HSBC bosses face tough questions at Westminster
It has been two and a half weeks since details first emerged about the HSBC Swiss tax scandal.
Now its two bosses will be publicly questioned over the affair for the first time. Stuart Gulliver, the bank’s chief executive, wasn’t due to appear but his presence has been requested at the Treasury select committee alongside Douglas Flint, the group’s executive chairman.
On the face of it, Gulliver should face an easier ride than his chairman. He wasn’t the boss during the Swiss tax affair, or when the bank was busting US sanctions and laundering Mexican drug money.
During those years Gulliver was running the bank’s markets operations in Hong Kong and by all accounts did a very good job.
In fact so good, that Gulliver told journalists on a conference call on Monday that he became the region’s top dog and its biggest earner.
But, like a lot of very wealthy people he didn’t want anyone to know how much he was worth, so he concocted an elaborate scheme to hide his bonuses in Switzerland via – of all suspicious sounding structures – a Panamanian shell company. In other words a company that didn’t really exist and whose soul purpose was to keep Gulliver’s bonuses a secret. Not a secret from the taxman, he insists, but from his fellow colleagues’ prying eyes. He simply wanted to maintain his privacy, he says.
There’s nothing to suggest that what he did was illegal and Gulliver says he declared all his income and paid all his taxes.

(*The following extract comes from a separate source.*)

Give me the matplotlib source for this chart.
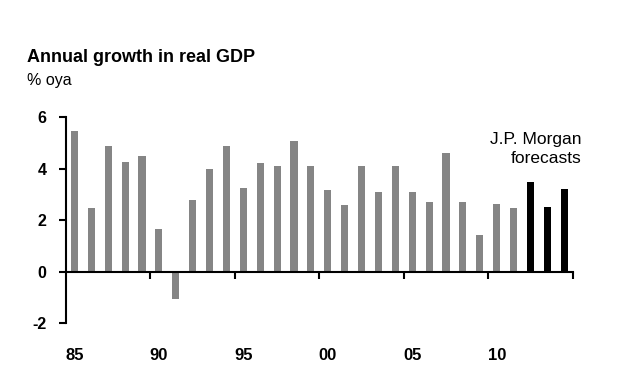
import matplotlib
matplotlib.use("Agg")
import matplotlib.pyplot as plt
import matplotlib.transforms as mtransforms

# Jahreswachstum real GDP, % oya
years = ["85", "86", "87", "88", "89", "90", "91", "92", "93", "94",
         "95", "96", "97", "98", "99", "00", "01", "02", "03", "04",
         "05", "06", "07", "08", "09", "10", "11", "12", "13", "14"]
growth = [5.45, 2.45, 4.87, 4.27, 4.47, 1.66, -1.05, 2.77, 4.0, 4.87,
          3.23, 4.21, 4.08, 5.06, 4.08, 3.17, 2.58, 4.08, 3.1, 4.08,
          3.1, 2.7, 4.61, 2.7, 1.4, 2.64, 2.45, 3.49, 2.51, 3.22]
forecast = [False] * 27 + [True] * 3
label_years = ["85", "90", "95", "00", "05", "10"]
yticks = [-2, 0, 2, 4, 6]

plt.rcParams['font.family'] = ['Liberation Sans', 'DejaVu Sans']

fig = plt.figure(figsize=(6.28, 3.85), dpi=100)
ax = fig.add_axes([0.105, 0.161, 0.807, 0.535])

x = list(range(len(years)))
colors = ["black" if f else "#858585" for f in forecast]
ax.bar(x, growth, width=0.42, color=colors, zorder=2)

ax.set_xlim(-0.5, len(years) - 0.5)
ax.set_ylim(-2, 6)

# Achsen
for s in ["top", "right"]:
    ax.spines[s].set_visible(False)
ax.spines["bottom"].set_position(("data", 0))
ax.spines["bottom"].set_linewidth(1.5)
ax.spines["left"].set_linewidth(1.5)

ax.set_yticks(yticks)
ax.set_yticklabels([str(v) for v in yticks], fontsize=11.5, fontweight="bold")
ax.tick_params(axis="y", length=5, width=1.5, pad=9)

# x-Ticks zwischen den Jahren, alle 5 Jahre
ax.set_xticks([i + 4.5 for i in range(0, len(years), 5)])
ax.set_xticklabels([])
ax.tick_params(axis="x", length=5, width=1.5, direction="out")

trans = mtransforms.blended_transform_factory(ax.transData, ax.transAxes)
for lab in label_years:
    ax.text(years.index(lab), -0.16, lab, transform=trans, ha="center", va="center",
            fontsize=12, fontweight="bold")

ax.text(30.0, 5.4, "J.P. Morgan\nforecasts", ha="right", va="top", fontsize=12.5,
        linespacing=1.3)

fig.text(0.043, 0.838, "Annual growth in real GDP", fontsize=13, fontweight="bold",
         va="baseline")
fig.text(0.043, 0.78, "% oya", fontsize=11.5, va="baseline")

fig.savefig("out.png", dpi=100)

But the use of such a complex mechanism to conceal his wealth has now come back to bite him in the proverbial backside.
The problem is opaque structures like this one run counter to the open, transparent HSBC that Gulliver claims he’s gone out of his way to foster since becoming the boss.
It’s true he dropped the Panamanian shell company when he became a director in 2009 (when details of his bonus were made public as part of the bank’s accounts), but he’s declined to say whether he still holds a Swiss bank account, preferring instead to fall back on his non-dom status to avoid any tricky questions. I suspect he’ll get plenty anyway.
And while it’s true he wasn’t the chief executive for any of the recent scandals, from 2009 he was one of the most senior directors inside the bank and he became CEO in 2011. So some might argue he should therefore shoulder at least some of the collective blame for its failings.
But where there’s some wiggle room for Gulliver (above left), his chairman, Douglas Flint (above right), will likely find himself in a much tighter spot.
He became finance director in 1995 and was responsible for risk and compliance. He’s been chairman since 2011. He oversaw the bank’s biggest acquisitions, which have all since ended in regulatory failure, fines and disgrace – in the US (sub-prime), Mexico and Switzerland.
If he’s failed to manage the risk before how can anyone be sure he’ll do a better job in the future?
When did he first find out about the behaviour of HSBC bankers in Switzerland during the years 2005 to 2007, as revealed in the Herve Falciani leaks?
If he knew about it, why didn’t the bank disclose it? Why did we have to wait until 2015 to find out via a series of press reports?
Read more: 10 questions for the HMRC chief on the HSBC scandal
Flint launched a staunch defence of Gulliver earlier this week, saying it would be “unreasonable to hold Stuart to account” for things that happened long before he became CEO.
Which begs the question, who would it be reasonable to hold to account? Flint himself must surely be in a vulnerable position, as is the only man who has so far refused to say a thing about Mexico, the deferred prosecution in the US or the Swiss tax scandal: Lord Stephen Green.
A source close to the Treasury select committee told me on Tuesday night that it is rare for MPs to call a retired individual.
But surely in this instance there’s reason to break from tradition? Stephen Green is a former minister, a Lord and an active businessman. He’s only retired from HSBC. And so far he’s managed to use that as an excuse for keeping schtum.
Parliament can and should require him to step forward and be held to account.